NB: I concentrated on count in the benchmark not modified date.


This is (probably) as good as it's going to get:

DateTime sixtyLess = DateTime.Now.AddDays(-60);
DirectoryInfo dirInfo = new DirectoryInfo(myBaseDirectory);
FileInfo[] oldFiles = 
    dirInfo.EnumerateFiles("*.*", SearchOption.AllDirectories)
           .AsParallel()
           .Where(fi => fi.CreationTime < sixtyLess).ToArray();

Changes:

  • Made the the 60 days less DateTime constant, and therefore less CPU load.
  • Used EnumerateFiles.
  • Made the query parallel.

Should run in a smaller amount of time (not sure how much smaller).

Here is another solution which might be faster or slower than the first, it depends on the data:

DateTime sixtyLess = DateTime.Now.AddDays(-60);
DirectoryInfo dirInfo = new DirectoryInfo(myBaseDirectory);
FileInfo[] oldFiles = 
     dirInfo.EnumerateDirectories()
            .AsParallel()
            .SelectMany(di => di.EnumerateFiles("*.*", SearchOption.AllDirectories)
                                .Where(fi => fi.CreationTime < sixtyLess))
            .ToArray();

Here it moves the parallelism to the main folder enumeration. Most of the changes from above apply too.

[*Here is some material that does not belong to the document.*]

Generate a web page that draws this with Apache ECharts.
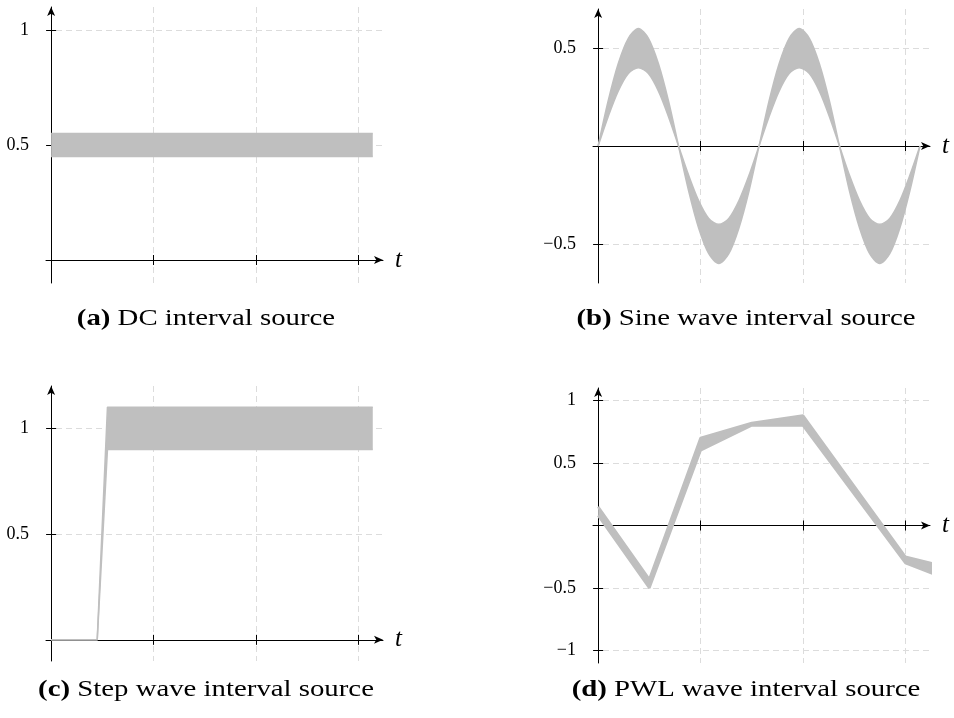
<!DOCTYPE html>
<html>
<head>
<meta charset="utf-8">
<title>Interval sources</title>
<script src="https://cdn.jsdelivr.net/npm/echarts@6.0.0/dist/echarts.min.js"></script>
<style>
html, body { margin: 0; padding: 0; background: #fff; }
#chart { width: 954px; height: 718px; }
</style>
</head>
<body>
<div id="chart"></div>
<script>
// time ticks shared by all four panels
const timeTicks = [1, 2, 3]

// (a) DC interval source
const dcT = [0, 3.14]
const dcLower = [0.45, 0.45]
const dcUpper = [0.55, 0.55]
const dcTicks = [0.5, 1]

// (b) sine wave interval source
const sineT = [0, 0.098, 0.196, 0.295, 0.393, 0.491, 0.589, 0.687, 0.785, 0.884, 0.982, 1.08, 1.178, 1.276, 1.374, 1.473, 1.571,
  1.669, 1.767, 1.865, 1.963, 2.062, 2.16, 2.258, 2.356, 2.454, 2.553, 2.651, 2.749, 2.847, 2.945, 3.043, 3.142]
const sineInner = [0, 0.15, 0.28, 0.37, 0.4, 0.37, 0.28, 0.15, 0, -0.15, -0.28, -0.37, -0.4, -0.37, -0.28, -0.15, 0,
  0.15, 0.28, 0.37, 0.4, 0.37, 0.28, 0.15, 0, -0.15, -0.28, -0.37, -0.4, -0.37, -0.28, -0.15, 0]
const sineOuter = [0, 0.23, 0.42, 0.55, 0.6, 0.55, 0.42, 0.23, 0, -0.23, -0.42, -0.55, -0.6, -0.55, -0.42, -0.23, 0,
  0.23, 0.42, 0.55, 0.6, 0.55, 0.42, 0.23, 0, -0.23, -0.42, -0.55, -0.6, -0.55, -0.42, -0.23, 0]
const sineTicks = [-0.5, 0.5]

// (c) step wave interval source
const stepT = [0, 0.45, 0.55, 3.14]
const stepLower = [0, 0, 0.9, 0.9]
const stepUpper = [0, 0, 1.1, 1.1]
const stepTicks = [0.5, 1]

// (d) PWL wave interval source
const pwlT = [0, 0.5, 1, 1.5, 2, 3, 3.5]
const pwlLower = [0.08, -0.5, 0.6, 0.8, 0.8, -0.3, -0.46]
const pwlUpper = [0.15, -0.43, 0.7, 0.82, 0.88, -0.25, -0.35]
const pwlTicks = [-1, -0.5, 0.5, 1]

const bandColor = '#bfbfbf'
const gridColor = '#dcdcdc'
const labelFont = "'Liberation Serif', 'Times New Roman', Times, serif"

const panels = [
  { rect: { left: 46, top: 7, width: 337, height: 276 }, yMin: -0.1, yMax: 1.1, yTicks: dcTicks, edge: 1.5,
    t: dcT, lower: dcLower, upper: dcUpper, smooth: false, tag: '(a)', caption: 'DC interval source', cx: 206, cy: 319 },
  { rect: { left: 593, top: 9, width: 337, height: 274 }, yMin: -0.7, yMax: 0.7, yTicks: sineTicks, edge: 1.5,
    t: sineT, lower: sineInner, upper: sineOuter, smooth: 0.3, tag: '(b)', caption: 'Sine wave interval source', cx: 746, cy: 319 },
  { rect: { left: 46, top: 386, width: 337, height: 275 }, yMin: -0.1, yMax: 1.2, yTicks: stepTicks, edge: 1.5,
    t: stepT, lower: stepLower, upper: stepUpper, smooth: false, tag: '(c)', caption: 'Step wave interval source', cx: 206, cy: 690 },
  { rect: { left: 593, top: 388, width: 337, height: 275 }, yMin: -1.1, yMax: 1.1, yTicks: pwlTicks, edge: 2.5,
    t: pwlT, lower: pwlLower, upper: pwlUpper, smooth: false, tag: '(d)', caption: 'PWL wave interval source', cx: 746, cy: 690 }
]

const fmt = v => (v < 0 ? '\u2212' + Math.abs(v) : String(v))

const grids = []
const xAxes = []
const yAxes = []
const series = []

panels.forEach((p, i) => {
  const main = 2 * i
  const over = 2 * i + 1
  // two grids on the same rect: one draws outward ticks, the other inward ones
  grids.push(Object.assign({ outerBoundsMode: 'none' }, p.rect))
  grids.push(Object.assign({ outerBoundsMode: 'none' }, p.rect))

  xAxes.push({
    type: 'value', gridIndex: main, min: -0.05, max: 3.24,
    axisLine: { onZero: true, symbol: ['none', 'arrow'], symbolSize: [6, 9], lineStyle: { color: '#000', width: 1 } },
    axisTick: { customValues: timeTicks, length: 5, lineStyle: { color: '#000' } },
    axisLabel: { show: false },
    splitLine: { show: true, lineStyle: { color: gridColor, width: 1, type: [6, 4] } },
    name: 't', nameLocation: 'end', nameGap: 12,
    nameTextStyle: { fontFamily: labelFont, fontStyle: 'italic', fontSize: 25, color: '#000' }
  })
  xAxes.push({
    type: 'value', gridIndex: over, min: -0.05, max: 3.24,
    axisLine: { onZero: true, lineStyle: { color: '#000', opacity: 0 } },
    axisTick: { customValues: timeTicks, inside: true, length: 5, lineStyle: { color: '#000' } },
    axisLabel: { show: false },
    splitLine: { show: false }
  })

  yAxes.push({
    type: 'value', gridIndex: main, min: p.yMin, max: p.yMax,
    axisLine: { onZero: true, symbol: ['none', 'arrow'], symbolSize: [6, 9], lineStyle: { color: '#000', width: 1 } },
    axisTick: { customValues: p.yTicks, length: 5, lineStyle: { color: '#000' } },
    axisLabel: { customValues: p.yTicks, formatter: fmt, margin: 17, fontFamily: labelFont, fontSize: 18, color: '#000' },
    splitLine: { show: true, lineStyle: { color: gridColor, width: 1, type: [6, 4] } }
  })
  yAxes.push({
    type: 'value', gridIndex: over, min: p.yMin, max: p.yMax,
    axisLine: { onZero: true, lineStyle: { color: '#000', opacity: 0 } },
    axisTick: { customValues: p.yTicks, inside: true, length: 5, lineStyle: { color: '#000' } },
    axisLabel: { show: false },
    splitLine: { show: false }
  })

  // band = lower bound + (upper - lower) stacked on top of it.
  // value goes first in each item so the stack runs along y, not t
  series.push({
    type: 'line', xAxisIndex: main, yAxisIndex: main, stack: 'band' + i, stackStrategy: 'all',
    encode: { x: 1, y: 0 },
    data: p.t.map((t, k) => [p.lower[k], t]),
    symbol: 'none', smooth: p.smooth, silent: true, z: 3,
    lineStyle: { color: bandColor, width: p.edge }
  })
  series.push({
    type: 'line', xAxisIndex: main, yAxisIndex: main, stack: 'band' + i, stackStrategy: 'all',
    encode: { x: 1, y: 0 },
    data: p.t.map((t, k) => [p.upper[k] - p.lower[k], t]),
    symbol: 'none', smooth: p.smooth, silent: true, z: 3,
    lineStyle: { color: bandColor, width: p.edge },
    areaStyle: { color: bandColor, opacity: 1 }
  })
})

const captions = panels.map(p => ({
  type: 'text', x: p.cx, y: p.cy, scaleX: 1.2,
  style: {
    text: '{b|' + p.tag + '} ' + p.caption,
    fill: '#000', fontFamily: labelFont, fontSize: 24,
    align: 'center', verticalAlign: 'middle',
    rich: { b: { fontFamily: labelFont, fontSize: 24, fontWeight: 'bold', fill: '#000' } }
  }
}))

const chart = echarts.init(document.getElementById('chart'))
chart.setOption({
  animation: false,
  backgroundColor: '#fff',
  grid: grids,
  xAxis: xAxes,
  yAxis: yAxes,
  series: series,
  graphic: captions
})
</script>
</body>
</html>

I realize this is very late to the party but if someone else is looking for this then you can speed things up by orders of magnitude by directly parsing the the MFT or FAT of the file system, this requires admin privileges as I think it will return all files regardless of security but can probably take your 30 mins down to 30 seconds for the enumeration stage at least.

A library for NTFS is here https://github.com/LordMike/NtfsLib there is also https://discutils.codeplex.com/ which I haven't personally used.

I would only use these methods for initial discovery of files over x days old and then verify them individual before deleting, it might be overkill but I'm cautious like that.